--- Start of PROVIDED DATA ---
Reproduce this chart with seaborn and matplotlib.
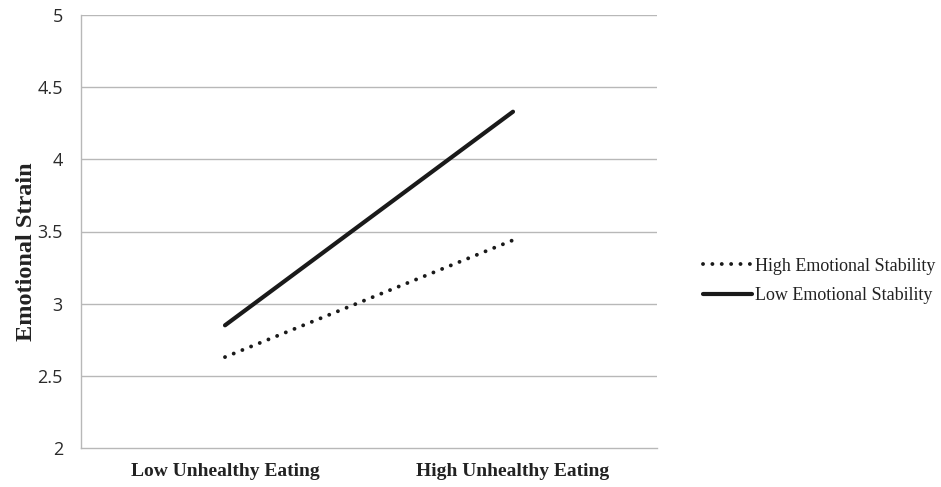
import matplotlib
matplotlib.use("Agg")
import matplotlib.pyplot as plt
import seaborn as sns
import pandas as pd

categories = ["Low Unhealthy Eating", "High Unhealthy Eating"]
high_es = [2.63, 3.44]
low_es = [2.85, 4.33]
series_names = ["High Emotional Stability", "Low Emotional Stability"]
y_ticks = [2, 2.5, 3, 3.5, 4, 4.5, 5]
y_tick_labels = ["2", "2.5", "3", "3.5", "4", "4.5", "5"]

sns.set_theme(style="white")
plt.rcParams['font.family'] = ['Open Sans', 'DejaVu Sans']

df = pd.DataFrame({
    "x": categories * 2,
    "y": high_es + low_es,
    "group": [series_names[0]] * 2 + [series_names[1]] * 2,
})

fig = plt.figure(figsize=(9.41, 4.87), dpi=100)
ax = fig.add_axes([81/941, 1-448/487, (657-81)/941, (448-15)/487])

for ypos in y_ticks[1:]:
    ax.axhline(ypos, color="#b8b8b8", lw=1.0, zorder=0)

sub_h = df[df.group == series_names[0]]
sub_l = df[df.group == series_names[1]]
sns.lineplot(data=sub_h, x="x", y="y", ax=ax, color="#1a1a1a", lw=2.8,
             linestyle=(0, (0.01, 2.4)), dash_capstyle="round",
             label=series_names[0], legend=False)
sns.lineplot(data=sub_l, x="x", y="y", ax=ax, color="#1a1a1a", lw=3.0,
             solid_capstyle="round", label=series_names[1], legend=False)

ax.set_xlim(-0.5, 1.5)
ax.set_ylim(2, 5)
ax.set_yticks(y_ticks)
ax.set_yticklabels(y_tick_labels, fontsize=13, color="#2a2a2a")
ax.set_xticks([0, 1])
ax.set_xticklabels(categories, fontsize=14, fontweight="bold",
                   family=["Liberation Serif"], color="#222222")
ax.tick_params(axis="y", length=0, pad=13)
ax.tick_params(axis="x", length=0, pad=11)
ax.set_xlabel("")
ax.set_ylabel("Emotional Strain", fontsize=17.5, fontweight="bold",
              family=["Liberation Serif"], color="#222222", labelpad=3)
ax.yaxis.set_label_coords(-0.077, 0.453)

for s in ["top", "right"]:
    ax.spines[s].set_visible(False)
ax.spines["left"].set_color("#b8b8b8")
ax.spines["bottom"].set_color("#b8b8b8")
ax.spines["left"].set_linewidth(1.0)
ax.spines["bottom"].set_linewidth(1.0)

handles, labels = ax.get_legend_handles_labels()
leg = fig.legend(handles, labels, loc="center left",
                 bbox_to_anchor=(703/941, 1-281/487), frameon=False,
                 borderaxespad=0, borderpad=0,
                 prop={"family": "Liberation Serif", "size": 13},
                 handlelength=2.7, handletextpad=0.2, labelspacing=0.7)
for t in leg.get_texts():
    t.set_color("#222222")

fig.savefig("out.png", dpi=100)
--- End of PROVIDED DATA ---
● EXERCISE DETAILS
Each line from the top of the material through the line containing "1-448/487, (657-81)/941, (448-15)/487])" should be reproduced exactly; please drop any images.

● FINISHED EXERCISE
Reproduce this chart with seaborn and matplotlib.
import matplotlib
matplotlib.use("Agg")
import matplotlib.pyplot as plt
import seaborn as sns
import pandas as pd

categories = ["Low Unhealthy Eating", "High Unhealthy Eating"]
high_es = [2.63, 3.44]
low_es = [2.85, 4.33]
series_names = ["High Emotional Stability", "Low Emotional Stability"]
y_ticks = [2, 2.5, 3, 3.5, 4, 4.5, 5]
y_tick_labels = ["2", "2.5", "3", "3.5", "4", "4.5", "5"]

sns.set_theme(style="white")
plt.rcParams['font.family'] = ['Open Sans', 'DejaVu Sans']

df = pd.DataFrame({
    "x": categories * 2,
    "y": high_es + low_es,
    "group": [series_names[0]] * 2 + [series_names[1]] * 2,
})

fig = plt.figure(figsize=(9.41, 4.87), dpi=100)
ax = fig.add_axes([81/941, 1-448/487, (657-81)/941, (448-15)/487])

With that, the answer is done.